FRANKFURT, Germany (AP) — European Central Bank head Mario Draghi says he expects underlying inflation to rise in the 19 countries that use the euro as a stronger job market pushes up wages. Draghi’s comments…
FRANKFURT, Germany (AP) — European Central Bank head Mario Draghi says he expects underlying inflation to rise in the 19 countries that use the euro as a stronger job market pushes up wages.
Draghi’s comments Monday before the economic and monetary committee of the European Parliament in Brussels indicated the bank continues to think the recovery is strong enough for it to phase out its bond-purchase stimulus at year end.
Draghi told the committee members that “underlying inflation is expected to increase further over the coming months as the tightening labor market is pushing up wage growth.”
He cited annual growth in negotiated wages of 2.2 percent in the second quarter, up from 1.7 percent in the first quarter. He added that the bank was increasingly confident that the pick-up in wages would continue because wage agreements often last two years or more.
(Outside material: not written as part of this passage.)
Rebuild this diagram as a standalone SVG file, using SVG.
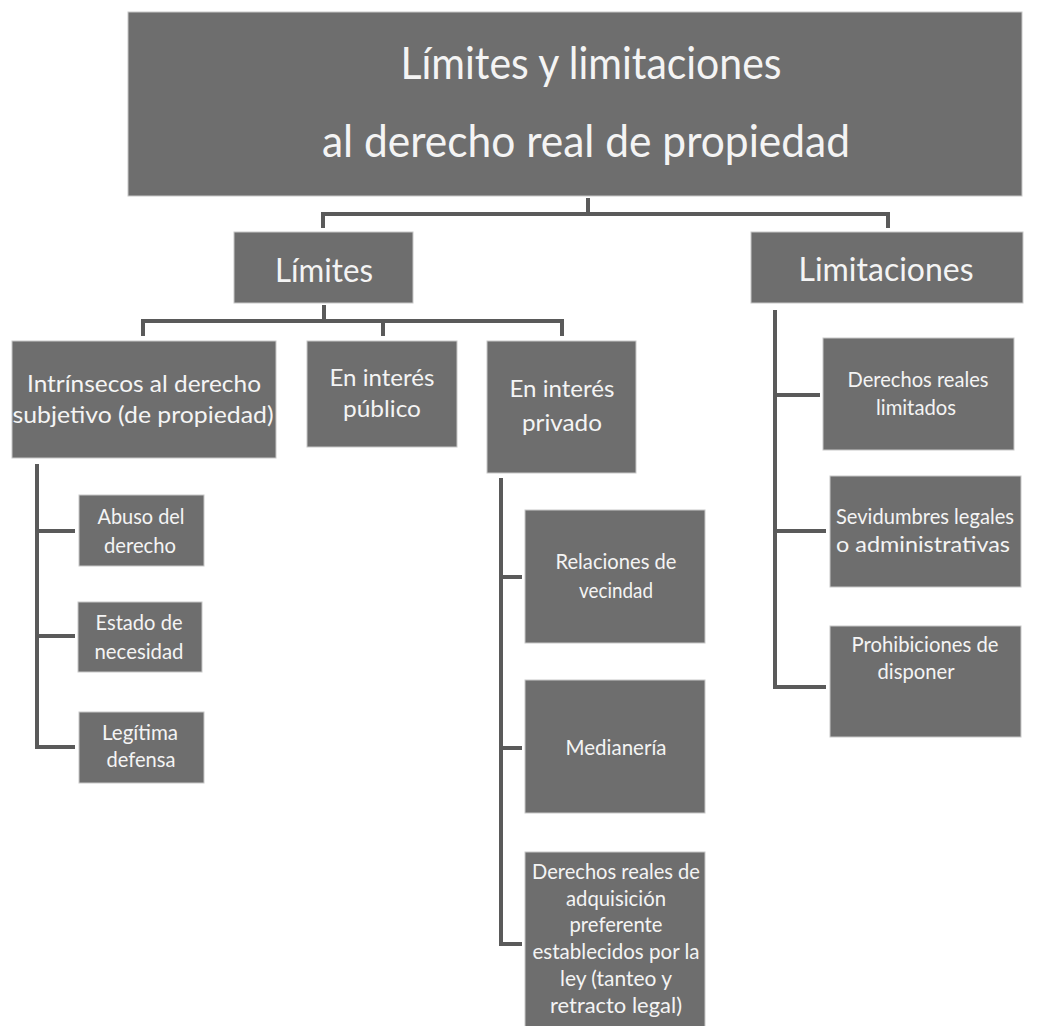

The bank has pumped 2.5 trillion euros ($2.95 trillion) in newly printed money into the economy through the monthly bond purchases, trying to raise inflation from dangerously weak levels toward its goal of just under 2 percent annually. Annual headline inflation was 2.0 percent in August, on paper meeting the bank’s goal; however the bank needs to be confident that the inflation rate will stay near its target even as it withdraws the stimulus. Core inflation, excluding volatile fuel and energy, has been persistently weaker.
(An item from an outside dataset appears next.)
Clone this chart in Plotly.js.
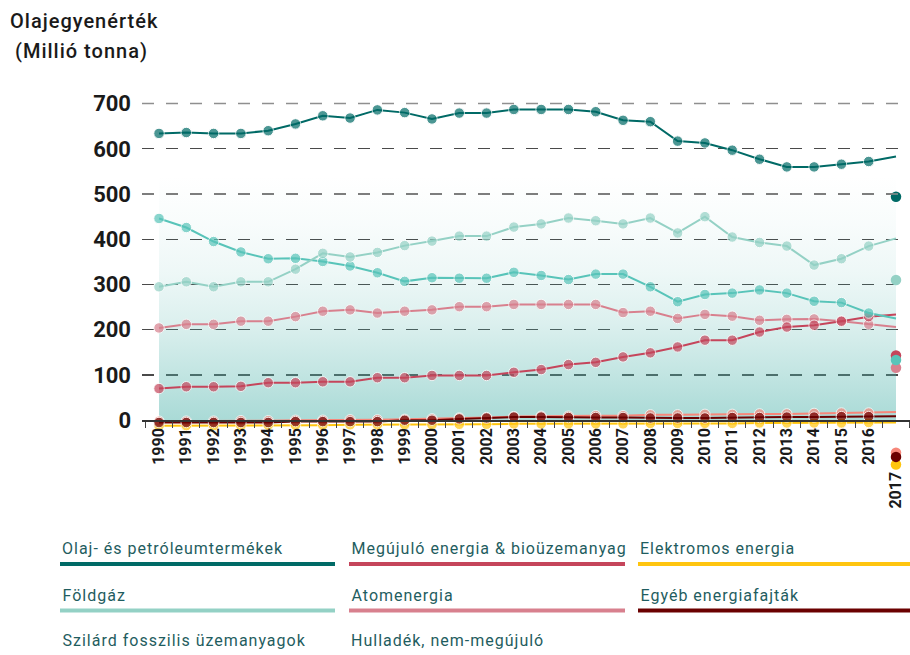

It announced at its June meeting in Riga, Latvia that the purchases would be cut to 15 billion euros a month from October and brought to a halt at the end of the year. But bank officials have stressed that their interest rate benchmarks will remain at their current record lows well into next year. Those rates are zero for lending from the ECB to commercial banks, and minus 0.4 percent for deposits left at the ECB overnight by the banks. The negative rate is a penalty aimed at pushing them to lend the money to businesses.